1. Sorting Balloons by End Coordinate:
   • The balloons are first sorted based on their end coordinates in ascending order. This is done with the sort function using a custom comparator.
   • Sorting by end coordinate ensures that we always consider shooting an arrow at the earliest possible position to burst the current balloon and potentially others.
2. Greedy Choice:
   • The core idea of the greedy approach is to shoot an arrow at the end coordinate of the first balloon. Since the balloons are sorted by their end coordinates, this choice ensures that we can burst as many balloons as possible with a single arrow.

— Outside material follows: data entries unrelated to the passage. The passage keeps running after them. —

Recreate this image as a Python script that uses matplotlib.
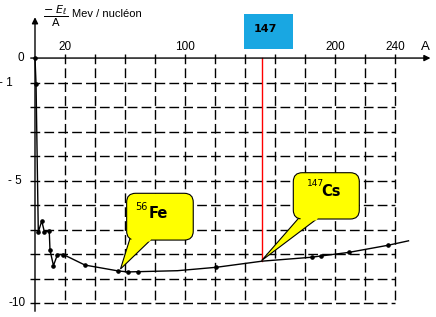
import numpy as np
import matplotlib
matplotlib.use('Agg')
import matplotlib.pyplot as plt
from matplotlib.patches import FancyBboxPatch, Polygon, Rectangle

mass_num = [0, 0.7, 2.2, 4.5, 6.2, 9.5, 10, 12.3, 15, 18.9, 33.3, 55.5, 61.8, 68.9,
            95, 121, 151.5, 184.5, 190.5, 209.5, 235.5, 249]
energy = [0, -1.06, -7.10, -6.65, -7.08, -7.06, -7.84, -8.47, -8.02, -8.02, -8.45, -8.69, -8.73, -8.72,
          -8.68, -8.54, -8.29, -8.13, -8.08, -7.93, -7.64, -7.46]
dotted = [1, 1, 1, 1, 1, 1, 1, 1, 1, 1, 1, 1, 1, 1,
          0, 1, 0, 1, 1, 1, 1, 0]
fe_idx = 11          # 56Fe
cs_idx = 16          # 147Cs

x_labels = [20, 100, 200, 240]
y_labels = [0, -1, -5, -10]
y_texts = ['0', '- 1', '- 5', '-10']
grid_a = np.arange(20, 241, 20)
grid_e = np.arange(-1, -11, -1)

fig = plt.figure(figsize=(4.36, 3.17), dpi=100)
ax = fig.add_axes([0, 0, 1, 1])
ax.set_xlim(-23.33, 267.33)
ax.set_ylim(-10.57, 2.37)
ax.axis('off')

# dashed grid
for a in grid_a:
    ax.plot([a, a], [0.15, -10], color='k', lw=1, dashes=(7, 3), zorder=1)
for e in grid_e:
    ax.plot([-3, 240], [e, e], color='k', lw=1, dashes=(7, 3), zorder=1)

# axes with arrows
ax.annotate('', xy=(265.5, 0), xytext=(-4.7, 0),
            arrowprops=dict(arrowstyle='-|>', color='k', lw=1, mutation_scale=9))
ax.annotate('', xy=(0, 1.78), xytext=(0, -10.45),
            arrowprops=dict(arrowstyle='-|>', color='k', lw=1, mutation_scale=9))

lab = dict(family='Liberation Sans', fontsize=8.5)
for v in x_labels:
    ax.text(v, 0.45, str(v), ha='center', va='center', **lab)
ax.text(260, 0.45, 'A', ha='center', va='center', family='Liberation Sans', fontsize=9.5)
for v, t, xo in zip(y_labels, y_texts, [-7, -14.5, -8.5, -6.5]):
    ax.text(xo, v, t, ha='right', va='center', **lab)

ax.text(14, 1.72, r'$\dfrac{-\ E_\ell}{\mathrm{A}}$', ha='center', va='center', fontsize=8)
ax.text(25, 1.8, 'Mev / nucléon', ha='left', va='center', family='Liberation Sans', fontsize=8)

# curve
ax.plot(mass_num, energy, color='k', lw=1, zorder=3)
ma = [a for a, d in zip(mass_num, dotted) if d]
me = [e for e, d in zip(energy, dotted) if d]
ax.plot(ma, me, 'o', color='k', ms=2.3, zorder=3)

# red line at 147Cs and blue label box
ax.plot([mass_num[cs_idx]] * 2, [0, energy[cs_idx]], color='red', lw=1, zorder=2)
ax.add_patch(Rectangle((139.3, 0.37), 32.7, 1.43, fc='#19a7e2', ec='none', zorder=2))
ax.text(153.5, 1.2, '147', ha='center', va='center', fontsize=8, fontweight='bold')

asp = (1 / 24.5) / (1 / 1.5)


def callout(x0, x1, y0, y1, b0, b1, tip):
    tx, ty = tip
    ax.add_patch(Polygon([(b0, y0 + 0.1), (tx, ty), (b1, y0 + 0.1)], closed=True,
                         fc='yellow', ec='k', lw=0.8, zorder=5))
    ax.add_patch(FancyBboxPatch((x0, y0), x1 - x0, y1 - y0,
                                boxstyle='round,pad=0,rounding_size=6', mutation_aspect=asp,
                                fc='yellow', ec='k', lw=0.8, zorder=6))
    # hide the box edge where the tail joins
    f = 0.06 / (y0 - ty)
    c0 = b0 + (tx - b0) * f + 0.9
    c1 = b1 + (tx - b1) * f - 0.9
    ax.add_patch(Polygon([(b0 + 0.9, y0 + 0.1), (c0, y0 - 0.06), (c1, y0 - 0.06), (b1 - 0.9, y0 + 0.1)],
                         closed=True, fc='yellow', ec='none', zorder=7))


callout(61.1, 105.5, -7.43, -5.52, 63.5, 78.7, (mass_num[fe_idx] + 1.5, energy[fe_idx] + 0.08))
ax.text(71.1, -6.07, '56', ha='center', va='center', fontsize=7, zorder=8)
ax.text(82, -6.35, 'Fe', ha='center', va='center', fontsize=10.5, fontweight='bold', zorder=8)

callout(172.2, 216.2, -6.57, -4.68, 176.7, 190, (mass_num[cs_idx] - 0.5, energy[cs_idx] + 0.02))
ax.text(186.7, -5.11, '147', ha='center', va='center', fontsize=6.5, zorder=8)
ax.text(197, -5.46, 'Cs', ha='center', va='center', fontsize=10.5, fontweight='bold', zorder=8)

fig.savefig('out.png', dpi=100)
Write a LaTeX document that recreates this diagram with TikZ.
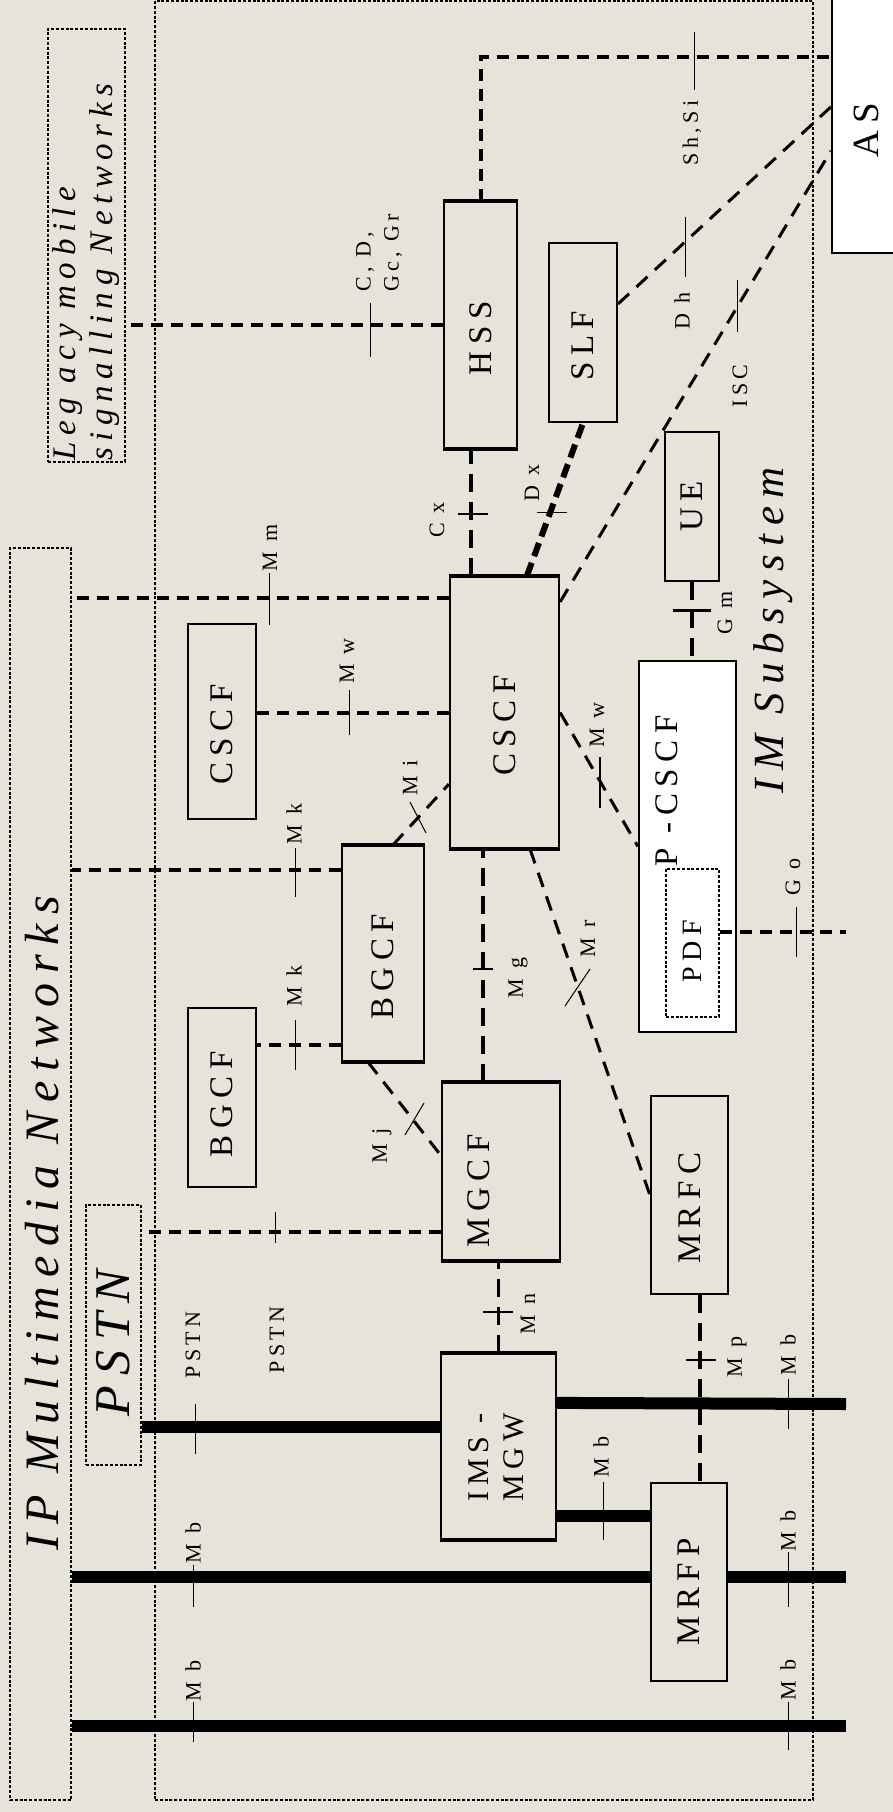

   • The variable right keeps track of the current position where an arrow is shot. Initially, it's set to the end coordinate of the first balloon (points[0][1]).
3. Iterating Through Balloons:
   • The algorithm then iterates through the rest of the balloons. For each balloon, it checks if the start coordinate of the current balloon (points[i][0]) is greater than right.
   • If points[i][0] > right, it means the current balloon cannot be burst by the arrow shot at right, so we need to shoot another arrow. This is where the greedy choice is applied again by updating right to the end coordinate of the current balloon (points[i][1]), and incrementing the count of arrows (res).
4. Counting Arrows:
   • The variable res keeps count of the minimum number of arrows required. It's initialized to 1 because we always need at least one arrow to start with (for the first balloon).
   • Each time a new arrow is needed (when the start of the current balloon is beyond right), res is incremented.